Some cities, TTRPGs are just fucking dead, but there's a few places, where I live included, where it clearly hit critical mass and fucking exploded, everyone and their dog is in a campaign. As long as you know people who might plausibly ever, in any world, have been interested in TTRPGs (Thus ruling out the most obnoxious Stacies, and very little else), you have a line in on a group you could play with.

Anyway I guess the point is you have to be the change you want to see in the world. Most people on Veeky Forums will tell you you get far and away better results getting your friends into TTRPGs than looking at LGS' which are basically the permanent homes of discarded dregs who would not ever be specifically invited to a game.

Like sure, newbies make fuck ups, and one of the people you invite will probably be "that guy", a discovery you can't make until it happens, but the 3/5 decent players you're likely to get is way better than your odds for any kind of IRL game finder.

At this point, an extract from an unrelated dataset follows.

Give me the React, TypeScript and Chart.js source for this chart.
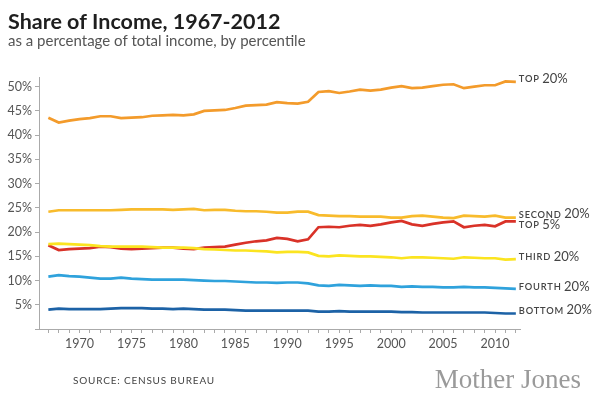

I suppose lots of people do online games as well but I've only ever been in one or two, again, with people I already knew for unrelated reasons. Timezones and commitment are fuckin' hard with those though.

It's a matter of having connections to the world of roleplaying, basically.

When you get into one group, people in there likely have ties to other gamers, or know which forums are good, or are in a facebook group, or know a good comic shop, and so on.

..Aaaand now captcha thinks that violins and acoustic guitars are cellos. Just fucking kill me right now.

As long as you don't blow one off for another, can keep your character straight, and don't say "Well in my other group, we...", then I wouldn't say so.

I live in a college town, and I can't find anybody with an open group.

Most people where I live wouldn't be okay with someone just randomly joining our group mid-campaign. Gotta wait for one to be starting up, or some specific narrative point people are looking for a new player.

I should add that a part of this is being generally well liked and known by people who might be coming up to such a point. Noone should be taking pity on you, they have to be sold on the idea that they will literally be having a better time once you join the game.

Alternatively, applies once again.

I don't even know people who would be willing to let me try in a new session.